The subject matter of this action has been considered by this court in one form or another on three previous occasions, Suburban Land Co. Inc. v. Billerica, 314 Mass. 184; Flower v. Billerica, 320 Mass. 193; and Flower v. Billerica, 324 Mass. 519. This action, as well as the cases cited, arises out of the rights of Flower to maintain a water system in streets and ways near Nuttings Lake in Billerica.

COUNT 1.

The declaration in count 1 is unusually long, verbose, confusing, and vague. It would unduly prolong this opinion to recite it in full. The demurrer as to this count is also unduly long and verbose but we consider it upon its first ground that "This count does not state concisely and with substantial certainty, the substantive facts necessary to constitute a cause of action at law against the defendant...."

The conclusion of count 1 alleges that "as a result of the defendant's failure to convey an exclusive easement as agreed upon Emphasis supplied], the defendant is indebted to the plaintiff...." But nowhere in the declaration is any such agreement described with any precision, so we are unable to determine just what agreement the plaintiff relies upon. He can hardly expect to rely upon the deed of conveyance incorporated in his declaration, for that same language has already been construed as not granting to the plaintiff an easement "exclusive" of any easement taken by the town by eminent domain. Flower v. Billerica, 324 Mass. 519. We adhere to that construction.

If the plaintiff is relying upon a breach of any other contract, he should have set forth in count 1 the nature of such contract with certainty and precision. G.L. (Ter. Ed.) c. 231, § 7, Second. Pollock v. New England Telephone & *33 Telegraph Co. 289 Mass. 255, 258-259. In Grandchamp v. Costello, 289 Mass. 506, at page 507, it was said, "The rule of pleading, both at common law and under the statute, is that a declaration must state concisely and with substantial certainty the substantive facts constituting the cause of action, with such clearness and precision that the defendant may be able to plead to it intelligently and directly.... Plainly, defendants ought not to be required to answer and to try such a mass of vagueness." The demurrer as to count 1 was properly sustained.

COUNT 2.

This appears to be a common count for money had and received and is in the form permitted by G.L. (Ter. Ed.) c. 231, § 147, form 1 (a). What is termed "Account" is nothing more than a bill of particulars required by c. 231, § 14. If the plaintiff could prove that the defendant was unable or unwilling to carry out the contract referred to in this count, he might be entitled to recover. Burk v. Schreiber, 183 Mass. 35. Leonard v. Wheeler, 261 Mass. 130, 133. It has also been said that "the right to recover in an action for money had and received `does not depend upon privity of contract, but on the obligation to restore that which the law implies should be returned, where one is unjustly enriched at another's expense.' Rabinowitz v. People's National Bank, 235 Mass. 102, 103." Flavin v. Morrissey, 327 Mass. 217, 220.

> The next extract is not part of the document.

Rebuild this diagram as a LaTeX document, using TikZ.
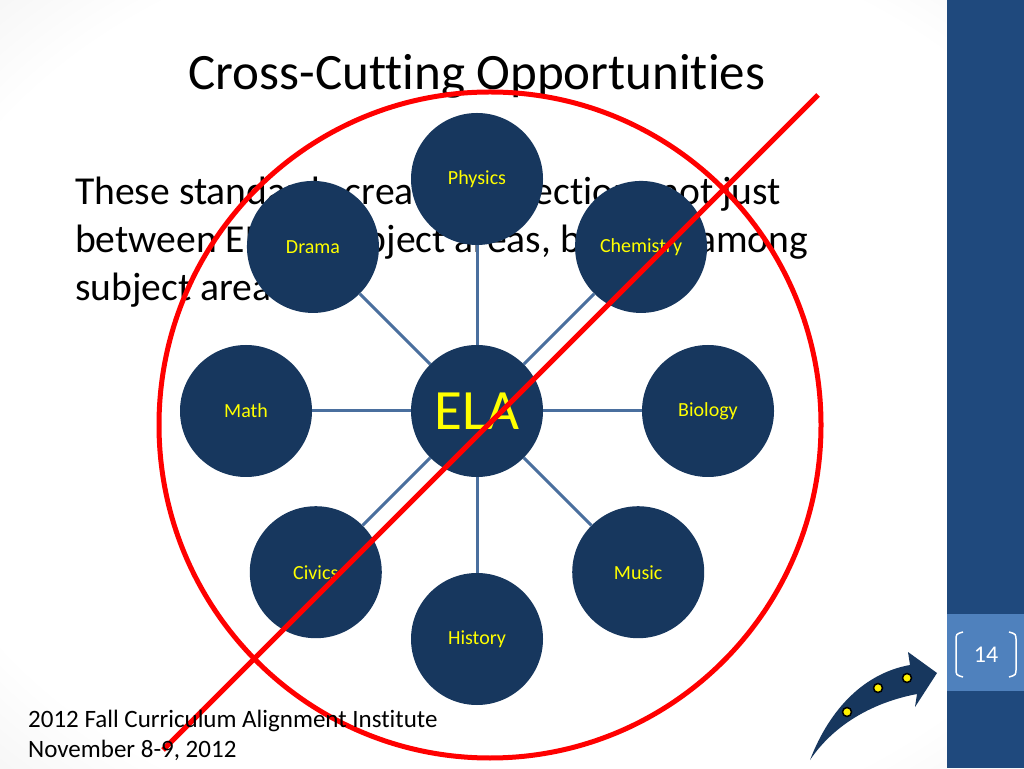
\documentclass[tikz,border=0pt]{standalone}
\usepackage{fontspec}
\setmainfont{Carlito}[Ligatures={TeX,NoCommon}]
\usepackage{tikz}
\usetikzlibrary{calc}
\definecolor{navy}{HTML}{17375E}
\definecolor{linkblue}{HTML}{4A6F9E}
\definecolor{barblue}{HTML}{1F497D}
\definecolor{tabblue}{HTML}{4F81BD}
\definecolor{labelyellow}{HTML}{FFFF00}
\pgfdeclareradialshading{slidebg}{\pgfpoint{0bp}{0bp}}{color(0bp)=(white); color(30bp)=(white); color(50bp)=(black!12); color(72bp)=(black!24)}

\begin{document}
\begin{tikzpicture}[
    x=1pt, y=1pt,
    subject/.style={circle, fill=navy, minimum size=132pt, inner sep=0pt, text=labelyellow, font=\fontsize{20}{24}\selectfont},
    link/.style={linkblue, line width=3pt},
    cross/.style={red, line width=5pt}
]
    \useasboundingbox (0,0) rectangle (1024,768);
    % slide background and side bar
    \shade[shading=slidebg] (0,0) rectangle (1024,768);
    \fill[barblue] (947,0) rectangle (1024,768);
    \fill[tabblue] (947,77) rectangle (1024,154);

    \node[anchor=base, font=\fontsize{51}{61}\selectfont] (title) at (477,678) {Cross-Cutting Opportunities};
    \node[anchor=base west, align=left, inner sep=0pt, font=\fontsize{39.6}{48}\selectfont] (body) at (75,467)
        {These standards create connections not just\\between ELA \& subject areas, but also among\\subject areas.};

    % hub and spokes
    \node[subject, font=\fontsize{57}{68}\selectfont] (ela) at (477,357) {ELA};
    \node[subject] (physics)   at ([shift={(90:232)}]ela)  {Physics};
    \node[subject] (drama)     at ([shift={(135:232)}]ela) {Drama};
    \node[subject] (chemistry) at ([shift={(45:232)}]ela)  {Chemistry};
    \node[subject] (math)      at ([shift={(180:231)}]ela) {Math};
    \node[subject] (biology)   at ([shift={(0:231)}]ela)   {Biology};
    \node[subject] (civics)    at ([shift={(225:228)}]ela) {Civics};
    \node[subject] (music)     at ([shift={(315:228)}]ela) {Music};
    \node[subject] (history)   at ([shift={(270:228)}]ela) {History};

    \draw[link] (ela) -- (physics);
    \draw[link] (ela) -- (drama);
    \draw[link] (ela) -- (chemistry);
    \draw[link] (ela) -- (math);
    \draw[link] (ela) -- (biology);
    \draw[link] (ela) -- (civics);
    \draw[link] (ela) -- (music);
    \draw[link] (ela) -- (history);

    % crossed out
    \draw[cross] (490,343) ellipse [x radius=331pt, y radius=333pt];
    \coordinate (crossA) at (818,673);
    \coordinate (crossB) at (163,18);
    \draw[cross] (crossA) -- (crossB);

    % footer
    \node[anchor=base west, align=left, inner sep=0pt, font=\fontsize{25}{30}\selectfont] (footer) at (28,11)
        {2012 Fall Curriculum Alignment Institute\\November 8-9, 2012};

    % curved arrow with dots
    \fill[navy] (810,8) .. controls (830,60) and (865,95) .. (910,103) -- (908,116) -- (937,95)
        -- (915,61) -- (917,74) .. controls (875,66) and (835,45) .. (810,8) -- cycle;
    \foreach \p in {(847,56), (878,80), (907,90)}
        \filldraw[fill=yellow, draw=black, line width=1.5pt] \p circle (4.5pt);

    % page number
    \node[text=white, font=\fontsize{24}{28}\selectfont] (page) at (986,113) {14};
    \draw[white, line width=1.5pt] (963,136) .. controls (956,134) .. (956,127) -- (956,100) .. controls (956,93) .. (963,91);
    \draw[white, line width=1.5pt] (1009,136) .. controls (1016,134) .. (1016,127) -- (1016,100) .. controls (1016,93) .. (1009,91);
\end{tikzpicture}
\end{document}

Count 2 is also good as a count upon an account annexed under c. 231, § 7, Ninth, although it is not exactly in the form set forth in c. 231, § 147, form 2. "A `plaintiff who declares on a count on an account annexed has by legal intendment made with respect to the item stated in the account annexed all the allegations contained in all the common counts....' Massachusetts Mutual Life Ins. Co. v. Green, 185 Mass. 306, 310." Hathaway v. Cronin, 301 Mass. 419, 421.

*34 We believe that count 2 alleges a good cause of action and that the demurrer as to it should have been overruled.

It follows therefore that that part of the order sustaining the demurrer as to count 1 is affirmed and that part of the order sustaining the demurrer as to count 2 is reversed.

So ordered.

NOTES

[1] It appears from the docket that the plaintiff discontinued against George A. Goulston, also named as a defendant in the writ.